Arguments

A Republic, If We Can Keep It

Americans today seem awfully complacent about the health of their democracy — which would shock thinkers and citizens of the past.

By Nathan Pippenger

Jedediah Purdy’s review of Zephyr Teachout’s Corruption in America (reviewed in our previous issue by Lee Drutman, to whom Teachout has now responded in the new issue) contains this sharp insight about how the Supreme Court’s campaign finance rulings reveal a distinct lack of concern for the fragility of democracy:

Teachout sees the Supreme Court as equal parts cynical and naïve, and in all the wrong ways. The Court cynically sees legislation governing elections as venal and selfish, in effect denying the very possibility of civic virtue in the ground rules of politics. It seems at the same time complacent about democracy. But it is also historically naïve. Unlike early Americans, who were obsessed with the decline and fall of republics, the justices seem to suppose that, once established, democracy cannot fail. This view flies in the face of history. It also suggests why the justices seem so complacent about the danger that their own rulings will erode democracy.

This analysis of costly complacency pairs well with a recent post by Robin Marie Averbeck at the U.S. Intellectual History Blog (as it happens, she’s also in the new issue), about the “temptations of teleology”—of writing as though progress were inevitable, of reinforcing Americans’ confidence that history is an unstoppable forward march towards enlightenment, peace, and freedom. As Averbeck describes the mistaken, but stubborn, popular view: “freedom is a chia pet, so just sprinkle some water on the Declaration of Independence, wait 200 years and watch it grow!”

Confidence in historical progress deflates our willingness to invest much effort in political change, with ironic results. Whether, as Averbeck writes, “out of laziness or shame,” we might want to believe in the comforting—and absolving—myth of historical progress, “American history gives us no reason to condone such complacency.”

Nor have Americans historically been so complacent. As Purdy notes, the Court’s confidence that big money is no threat to democracy would shock citizens of the early republic, who worried deeply about the threat of corruption—often in the form of a “moneyed aristocracy”— and who guarded zealously the political-economic preconditions of equal democratic citizenship. It would also have shocked generations of political thinkers who believed that all regimes are born and die, that no regime can last forever.

In fact, it’s hard to think of any precedent for our contemporary blend of historical confidence and political lethargy. In the nineteenth century, for example, elite political thinkers were committed to some kind of belief in historical progress, in a way that they largely aren’t today. Alexis de Tocqueville thought history was bringing about greater and greater equality; John Stuart Mill thought that history increasingly delivered enlightenment and liberty; Karl Marx thought it would deliver equality, science, and a truer human freedom than the capitalist societies of his day could provide.

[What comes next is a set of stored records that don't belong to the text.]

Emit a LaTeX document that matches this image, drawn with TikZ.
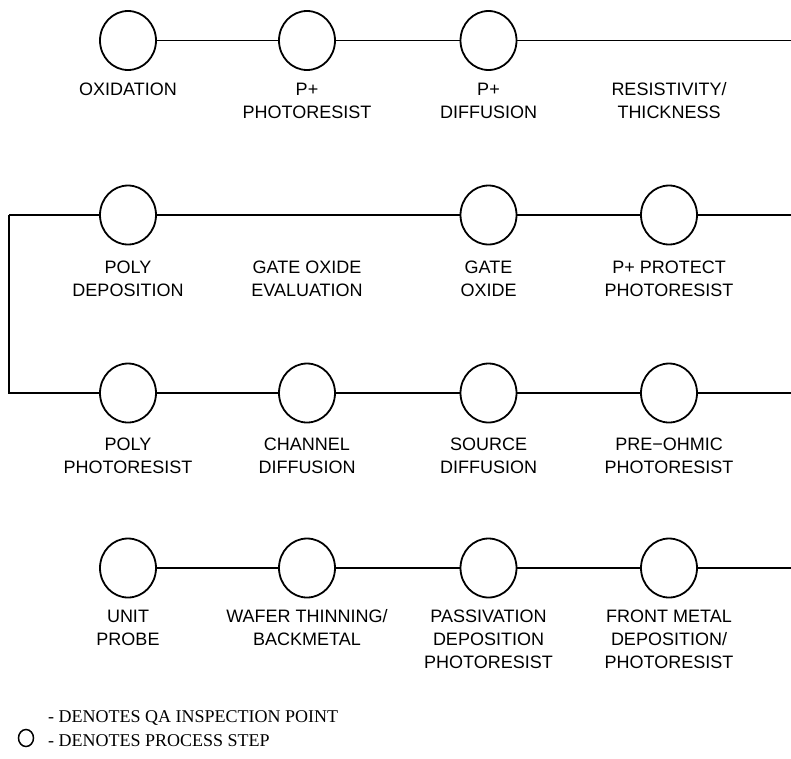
\documentclass[tikz,border=0pt]{standalone}
\usepackage{fontspec}
\setmainfont{Liberation Sans}
\newfontfamily\legendfont{Liberation Serif}
\usetikzlibrary{shapes.geometric}
\begin{document}
\begin{tikzpicture}[x=1pt,y=-1pt,
  stepnode/.style={ellipse, draw, line width=1.8pt, minimum width=56pt, minimum height=59pt, inner sep=0pt},
  lbl/.style={anchor=north, align=center, inner sep=0pt, font=\fontsize{18}{23}\selectfont},
  conn/.style={line width=1.8pt},
  legtext/.style={anchor=base west, inner sep=0pt, font=\legendfont\fontsize{18}{21}\selectfont}]
\useasboundingbox (0,0) rectangle (791,758);
% row 1
\node[stepnode] (a1) at (128,40.5) {};
\node[stepnode] (a2) at (307,40.5) {};
\node[stepnode] (a3) at (488.5,40.5) {};
\coordinate (aR) at (791,40.5);
\draw[conn] (a1) -- (a2) -- (a3) -- (aR);
\node[lbl] (la1) at (128,82) {\rule{0pt}{12.9pt}OXIDATION};
\node[lbl] (la2) at (307,82) {\rule{0pt}{12.9pt}P+\\PHOTORESIST};
\node[lbl] (la3) at (488.5,82) {\rule{0pt}{12.9pt}P+\\DIFFUSION};
\node[lbl] (la4) at (669,82) {\rule{0pt}{12.9pt}RESISTIVITY/\\THICKNESS};
% row 2
\node[stepnode] (b1) at (128,215) {};
\node[stepnode] (b3) at (488.5,215) {};
\node[stepnode] (b4) at (669,215) {};
\coordinate (bL) at (9,215);
\coordinate (bR) at (791,215);
\draw[conn] (bL) -- (b1) -- (b3) -- (b4) -- (bR);
\node[lbl] (lb1) at (128,260) {\rule{0pt}{12.9pt}POLY\\DEPOSITION};
\node[lbl] (lb2) at (307,260) {\rule{0pt}{12.9pt}GATE OXIDE\\EVALUATION};
\node[lbl] (lb3) at (488.5,260) {\rule{0pt}{12.9pt}GATE\\OXIDE};
\node[lbl] (lb4) at (669,260) {\rule{0pt}{12.9pt}P+ PROTECT\\PHOTORESIST};
% row 3
\node[stepnode] (c1) at (128,393) {};
\node[stepnode] (c2) at (307,393) {};
\node[stepnode] (c3) at (488.5,393) {};
\node[stepnode] (c4) at (669,393) {};
\coordinate (cL) at (9,393);
\coordinate (cR) at (791,393);
\draw[conn] (bL) -- (cL) -- (c1) -- (c2) -- (c3) -- (c4) -- (cR);
\node[lbl] (lc1) at (128,437.5) {\rule{0pt}{12.9pt}POLY\\PHOTORESIST};
\node[lbl] (lc2) at (307,437.5) {\rule{0pt}{12.9pt}CHANNEL\\DIFFUSION};
\node[lbl] (lc3) at (488.5,437.5) {\rule{0pt}{12.9pt}SOURCE\\DIFFUSION};
\node[lbl] (lc4) at (669,437.5) {\rule{0pt}{12.9pt}PRE−OHMIC\\PHOTORESIST};
% row 4
\node[stepnode] (d1) at (128,568) {};
\node[stepnode] (d2) at (307,568) {};
\node[stepnode] (d3) at (488.5,568) {};
\node[stepnode] (d4) at (669,568) {};
\coordinate (dR) at (791,568);
\draw[conn] (d1) -- (d2) -- (d3) -- (d4) -- (dR);
\node[lbl] (ld1) at (128,609.5) {\rule{0pt}{12.9pt}UNIT\\PROBE};
\node[lbl] (ld2) at (307,609.5) {\rule{0pt}{12.9pt}WAFER THINNING/\\BACKMETAL};
\node[lbl] (ld3) at (488.5,609.5) {\rule{0pt}{12.9pt}PASSIVATION\\DEPOSITION\\PHOTORESIST};
\node[lbl] (ld4) at (669,609.5) {\rule{0pt}{12.9pt}FRONT METAL\\DEPOSITION/\\PHOTORESIST};
% legend
\node[ellipse, draw, line width=1.5pt, minimum width=15pt, minimum height=17pt, inner sep=0pt] (legc) at (26,738) {};
\node[legtext] (leg1) at (48,722) {- DENOTES QA INSPECTION POINT};
\node[legtext] (leg2) at (48,746) {- DENOTES PROCESS STEP};
\end{tikzpicture}
\end{document}
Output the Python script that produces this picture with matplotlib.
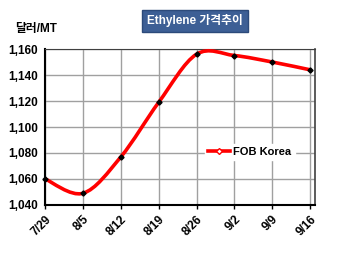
import matplotlib
matplotlib.use("Agg")
import matplotlib.pyplot as plt
from matplotlib.path import Path
from matplotlib.patches import PathPatch
from matplotlib.lines import Line2D

dates = ["7/29", "8/5", "8/12", "8/19", "8/26", "9/2", "9/9", "9/16"]
prices = [1060, 1049, 1077, 1119, 1156, 1155, 1150, 1144]
yticks = [1040, 1060, 1080, 1100, 1120, 1140, 1160]

plt.rcParams['font.family'] = ['Liberation Sans', 'Noto Sans CJK KR', 'DejaVu Sans']

fig = plt.figure(figsize=(3.5, 2.54), dpi=100)
ax = fig.add_axes([0.129, 0.193, 0.771, 0.614])

x = list(range(len(dates)))

# smoothed line (Catmull-Rom drawn as bezier path, like excel "smooth line")
pts = list(zip(x, prices))
ext = [pts[0]] + pts + [pts[-1]]
verts = [pts[0]]
codes = [Path.MOVETO]
for i in range(1, len(ext) - 2):
    p0, p1, p2, p3 = ext[i - 1], ext[i], ext[i + 1], ext[i + 2]
    c1 = (p1[0] + (p2[0] - p0[0]) / 6, p1[1] + (p2[1] - p0[1]) / 6)
    c2 = (p2[0] - (p3[0] - p1[0]) / 6, p2[1] - (p3[1] - p1[1]) / 6)
    verts += [c1, c2, p2]
    codes += [Path.CURVE4] * 3
ax.add_patch(PathPatch(Path(verts, codes), facecolor="none", edgecolor="#ff0000",
                       lw=2.6, zorder=3, clip_on=False))
ax.plot(x, prices, linestyle="none", marker="D", ms=2.6, color="black", zorder=4, clip_on=False)

ax.set_xlim(0, 7.13)
ax.set_ylim(1040, 1160)
ax.set_yticks(yticks)
ax.set_yticklabels([f"{v:,}" for v in yticks], fontsize=8.5, fontweight="bold")
ax.set_xticks(x)
ax.set_xticklabels(dates, rotation=45, ha="right", rotation_mode="anchor",
                   fontsize=8.5, fontweight="bold")
ax.tick_params(axis="y", length=0, pad=5)
ax.tick_params(axis="x", length=3, width=1, pad=3)
ax.grid(True, color="#a0a0a0", lw=1)
ax.set_axisbelow(True)

ax.spines["left"].set_linewidth(1.5)
ax.spines["bottom"].set_linewidth(1.5)
ax.spines["top"].set_color("#404040")
ax.spines["right"].set_color("#404040")
ax.spines["right"].set_linewidth(1.2)

handle = Line2D([], [], color="#ff0000", lw=2.6, marker="D", ms=3,
                markerfacecolor="white", markeredgecolor="#ff0000")
leg = ax.legend([handle], ["FOB Korea"], loc="center left", bbox_to_anchor=(0.57, 0.34),
                frameon=True, fancybox=False, framealpha=1, edgecolor="white",
                prop={"size": 8, "weight": "bold"}, handlelength=2.0,
                handletextpad=0.3, borderpad=0.3)

fig.text(0.043, 0.885, "달러/MT", fontsize=8.5, fontweight="bold", va="center")
fig.text(0.557, 0.918, "Ethylene 가격추이", fontsize=8.5, fontweight="bold", color="white",
         ha="center", va="center",
         bbox=dict(boxstyle="square,pad=0.4", facecolor="#3d5f95", edgecolor="#2c4a7a"))

fig.savefig("out.png", dpi=100)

Yet for the most part, these thinkers combined a belief in history’s general trends with some theory of how that trend would be realized through human action. So Mill’s belief in enlightenment and individualism was matched with his worry about the stifling conformity of mass society, a combination which motivated his articulation of the famous “harm principle” of On Liberty. And Marx’s belief in the historical inevitability of socialist revolution was nonetheless paired with his political agitation, the promotion of class consciousness, and other steps necessary to produce that result.

Nowadays, this confidence in history’s forward march survives largely as a popular conviction, not as a consensus among philosophers and political theorists. But in its popular modern iteration, that belief is strangely stripped of the only force that makes it plausible—some sustained program of political action. Earlier political thinkers, whether they thought liberal democracy was likely to persist or not, have largely agreed that it can’t run on auto-pilot. One dispiriting way to read our current moment is as a half-conscious experiment to determine if they were wrong.